=== JOB ===
Nothing but the lines from the top of the data to the line holding "(t1) at (173,27)" should be printed, word for word and both ends included; leave the pictures out.

=== DATA SHOWN ===
•••

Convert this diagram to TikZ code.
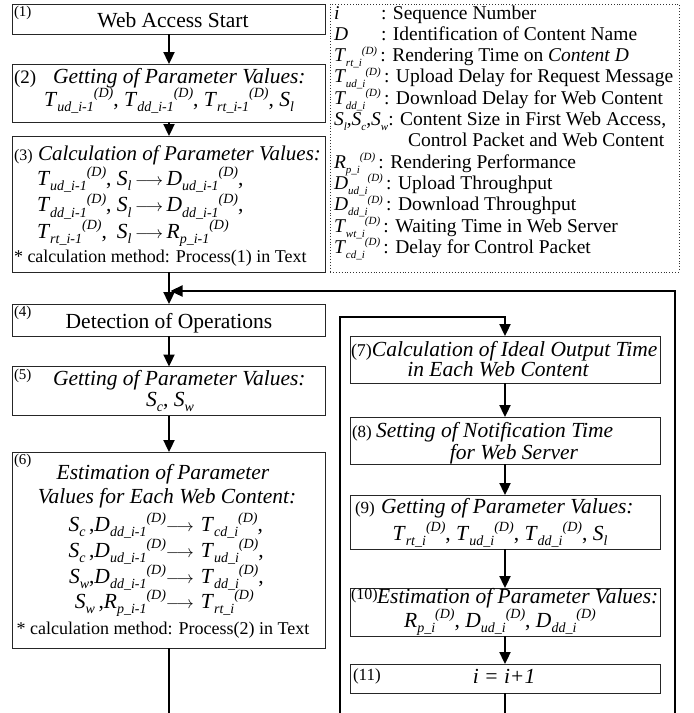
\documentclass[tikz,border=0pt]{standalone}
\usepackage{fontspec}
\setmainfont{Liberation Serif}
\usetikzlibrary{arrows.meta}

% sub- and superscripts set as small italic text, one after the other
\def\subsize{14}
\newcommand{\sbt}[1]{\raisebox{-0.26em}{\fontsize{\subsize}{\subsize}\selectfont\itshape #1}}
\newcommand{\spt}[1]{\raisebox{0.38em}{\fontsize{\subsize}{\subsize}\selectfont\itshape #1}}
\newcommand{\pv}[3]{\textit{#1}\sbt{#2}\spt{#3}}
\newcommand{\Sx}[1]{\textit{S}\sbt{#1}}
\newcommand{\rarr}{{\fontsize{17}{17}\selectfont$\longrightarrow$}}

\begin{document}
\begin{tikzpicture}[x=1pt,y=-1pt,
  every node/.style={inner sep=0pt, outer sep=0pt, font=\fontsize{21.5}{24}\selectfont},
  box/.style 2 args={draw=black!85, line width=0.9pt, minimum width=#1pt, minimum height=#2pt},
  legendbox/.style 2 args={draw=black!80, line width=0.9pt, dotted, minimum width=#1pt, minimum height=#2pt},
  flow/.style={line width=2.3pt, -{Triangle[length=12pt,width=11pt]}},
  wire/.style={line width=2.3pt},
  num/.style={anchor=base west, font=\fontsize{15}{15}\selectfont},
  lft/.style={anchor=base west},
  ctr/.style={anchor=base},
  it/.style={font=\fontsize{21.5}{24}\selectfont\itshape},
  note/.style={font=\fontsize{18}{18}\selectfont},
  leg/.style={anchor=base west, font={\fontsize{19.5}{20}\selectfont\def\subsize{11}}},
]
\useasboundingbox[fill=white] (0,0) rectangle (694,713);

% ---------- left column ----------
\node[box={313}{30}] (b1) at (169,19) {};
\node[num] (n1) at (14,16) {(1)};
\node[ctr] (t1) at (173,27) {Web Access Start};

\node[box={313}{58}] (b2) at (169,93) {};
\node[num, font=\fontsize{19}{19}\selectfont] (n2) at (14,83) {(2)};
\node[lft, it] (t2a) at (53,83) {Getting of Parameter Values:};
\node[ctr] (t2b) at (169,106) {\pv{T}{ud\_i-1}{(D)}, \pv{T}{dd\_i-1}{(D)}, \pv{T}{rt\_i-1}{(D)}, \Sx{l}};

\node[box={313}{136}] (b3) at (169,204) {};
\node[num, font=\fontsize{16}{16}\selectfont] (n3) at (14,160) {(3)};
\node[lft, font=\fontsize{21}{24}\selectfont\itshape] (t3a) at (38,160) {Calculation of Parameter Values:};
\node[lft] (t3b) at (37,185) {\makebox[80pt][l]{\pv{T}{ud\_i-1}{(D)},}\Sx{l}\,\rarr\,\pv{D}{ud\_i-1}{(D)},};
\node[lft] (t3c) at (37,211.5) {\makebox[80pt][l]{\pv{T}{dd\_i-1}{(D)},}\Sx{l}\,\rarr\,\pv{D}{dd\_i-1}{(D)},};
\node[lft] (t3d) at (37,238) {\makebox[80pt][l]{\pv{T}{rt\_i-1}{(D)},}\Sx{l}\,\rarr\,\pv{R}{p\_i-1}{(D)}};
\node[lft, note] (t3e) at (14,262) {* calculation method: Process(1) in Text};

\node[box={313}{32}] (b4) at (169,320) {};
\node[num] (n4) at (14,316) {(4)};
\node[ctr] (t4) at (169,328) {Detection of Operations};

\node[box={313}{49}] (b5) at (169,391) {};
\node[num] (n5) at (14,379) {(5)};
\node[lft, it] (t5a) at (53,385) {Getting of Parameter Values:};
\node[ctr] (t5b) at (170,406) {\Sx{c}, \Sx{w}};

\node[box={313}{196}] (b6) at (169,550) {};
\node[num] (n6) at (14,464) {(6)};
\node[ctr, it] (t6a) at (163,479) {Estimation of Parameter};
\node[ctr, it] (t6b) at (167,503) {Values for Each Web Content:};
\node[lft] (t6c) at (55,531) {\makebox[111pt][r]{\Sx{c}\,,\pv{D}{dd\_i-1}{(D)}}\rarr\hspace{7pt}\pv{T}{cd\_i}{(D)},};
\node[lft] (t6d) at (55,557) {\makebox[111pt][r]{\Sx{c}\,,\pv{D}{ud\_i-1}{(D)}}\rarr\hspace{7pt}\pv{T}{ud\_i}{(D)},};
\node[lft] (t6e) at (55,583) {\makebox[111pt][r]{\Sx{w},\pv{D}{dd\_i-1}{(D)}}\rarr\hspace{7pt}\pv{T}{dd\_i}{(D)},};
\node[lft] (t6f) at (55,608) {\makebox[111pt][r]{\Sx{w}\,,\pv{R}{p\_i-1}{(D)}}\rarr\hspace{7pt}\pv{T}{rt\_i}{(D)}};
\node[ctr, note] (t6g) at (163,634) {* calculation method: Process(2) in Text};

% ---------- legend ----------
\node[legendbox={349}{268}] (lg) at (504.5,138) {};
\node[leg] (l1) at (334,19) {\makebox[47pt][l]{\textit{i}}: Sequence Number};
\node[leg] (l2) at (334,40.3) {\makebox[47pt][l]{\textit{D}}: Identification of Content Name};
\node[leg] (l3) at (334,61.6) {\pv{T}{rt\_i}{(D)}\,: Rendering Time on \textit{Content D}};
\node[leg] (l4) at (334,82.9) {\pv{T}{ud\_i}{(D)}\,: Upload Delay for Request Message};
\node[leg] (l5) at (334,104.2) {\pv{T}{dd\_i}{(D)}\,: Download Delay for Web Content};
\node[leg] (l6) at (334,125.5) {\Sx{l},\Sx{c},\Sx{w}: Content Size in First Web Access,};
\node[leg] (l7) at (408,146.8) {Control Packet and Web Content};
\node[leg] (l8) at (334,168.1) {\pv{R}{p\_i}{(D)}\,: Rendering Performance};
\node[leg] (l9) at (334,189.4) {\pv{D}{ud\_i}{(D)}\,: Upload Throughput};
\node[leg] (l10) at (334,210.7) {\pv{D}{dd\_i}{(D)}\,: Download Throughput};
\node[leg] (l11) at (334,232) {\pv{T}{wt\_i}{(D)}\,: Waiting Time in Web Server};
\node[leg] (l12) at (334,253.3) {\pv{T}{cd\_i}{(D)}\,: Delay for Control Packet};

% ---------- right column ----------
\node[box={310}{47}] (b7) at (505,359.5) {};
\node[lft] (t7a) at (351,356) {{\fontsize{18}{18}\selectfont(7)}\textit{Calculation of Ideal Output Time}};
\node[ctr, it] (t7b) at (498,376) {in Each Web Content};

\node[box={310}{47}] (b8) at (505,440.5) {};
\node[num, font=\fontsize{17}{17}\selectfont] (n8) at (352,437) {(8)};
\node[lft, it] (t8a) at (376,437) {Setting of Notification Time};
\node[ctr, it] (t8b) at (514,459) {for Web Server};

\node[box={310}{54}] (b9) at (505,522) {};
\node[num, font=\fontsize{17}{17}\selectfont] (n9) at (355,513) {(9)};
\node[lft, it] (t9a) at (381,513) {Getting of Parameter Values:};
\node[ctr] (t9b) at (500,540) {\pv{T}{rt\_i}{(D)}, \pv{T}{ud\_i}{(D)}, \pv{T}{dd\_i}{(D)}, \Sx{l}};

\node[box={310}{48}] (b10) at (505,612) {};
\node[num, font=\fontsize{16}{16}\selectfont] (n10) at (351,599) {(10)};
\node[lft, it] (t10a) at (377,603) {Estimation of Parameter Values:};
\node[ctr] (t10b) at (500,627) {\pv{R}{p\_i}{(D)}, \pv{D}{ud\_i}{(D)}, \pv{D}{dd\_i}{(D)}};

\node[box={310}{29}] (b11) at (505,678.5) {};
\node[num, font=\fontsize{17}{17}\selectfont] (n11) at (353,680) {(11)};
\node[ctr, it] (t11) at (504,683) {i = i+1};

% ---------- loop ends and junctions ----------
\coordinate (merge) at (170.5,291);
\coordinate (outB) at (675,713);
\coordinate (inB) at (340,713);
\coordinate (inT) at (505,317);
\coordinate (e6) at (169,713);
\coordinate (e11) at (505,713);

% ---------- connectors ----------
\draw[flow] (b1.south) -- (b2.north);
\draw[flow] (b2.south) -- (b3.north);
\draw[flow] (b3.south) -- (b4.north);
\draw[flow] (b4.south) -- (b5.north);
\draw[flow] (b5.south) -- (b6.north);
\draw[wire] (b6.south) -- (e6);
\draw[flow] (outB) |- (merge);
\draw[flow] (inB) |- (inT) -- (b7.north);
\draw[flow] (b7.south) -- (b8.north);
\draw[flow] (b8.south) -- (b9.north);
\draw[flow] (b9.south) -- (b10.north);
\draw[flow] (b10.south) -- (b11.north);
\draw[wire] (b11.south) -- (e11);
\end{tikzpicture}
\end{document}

•••

=== WRITTEN SOLUTION ===
Convert this diagram to TikZ code.
\documentclass[tikz,border=0pt]{standalone}
\usepackage{fontspec}
\setmainfont{Liberation Serif}
\usetikzlibrary{arrows.meta}

% sub- and superscripts set as small italic text, one after the other
\def\subsize{14}
\newcommand{\sbt}[1]{\raisebox{-0.26em}{\fontsize{\subsize}{\subsize}\selectfont\itshape #1}}
\newcommand{\spt}[1]{\raisebox{0.38em}{\fontsize{\subsize}{\subsize}\selectfont\itshape #1}}
\newcommand{\pv}[3]{\textit{#1}\sbt{#2}\spt{#3}}
\newcommand{\Sx}[1]{\textit{S}\sbt{#1}}
\newcommand{\rarr}{{\fontsize{17}{17}\selectfont$\longrightarrow$}}

\begin{document}
\begin{tikzpicture}[x=1pt,y=-1pt,
  every node/.style={inner sep=0pt, outer sep=0pt, font=\fontsize{21.5}{24}\selectfont},
  box/.style 2 args={draw=black!85, line width=0.9pt, minimum width=#1pt, minimum height=#2pt},
  legendbox/.style 2 args={draw=black!80, line width=0.9pt, dotted, minimum width=#1pt, minimum height=#2pt},
  flow/.style={line width=2.3pt, -{Triangle[length=12pt,width=11pt]}},
  wire/.style={line width=2.3pt},
  num/.style={anchor=base west, font=\fontsize{15}{15}\selectfont},
  lft/.style={anchor=base west},
  ctr/.style={anchor=base},
  it/.style={font=\fontsize{21.5}{24}\selectfont\itshape},
  note/.style={font=\fontsize{18}{18}\selectfont},
  leg/.style={anchor=base west, font={\fontsize{19.5}{20}\selectfont\def\subsize{11}}},
]
\useasboundingbox[fill=white] (0,0) rectangle (694,713);

% ---------- left column ----------
\node[box={313}{30}] (b1) at (169,19) {};
\node[num] (n1) at (14,16) {(1)};
\node[ctr] (t1) at (173,27) {Web Access Start};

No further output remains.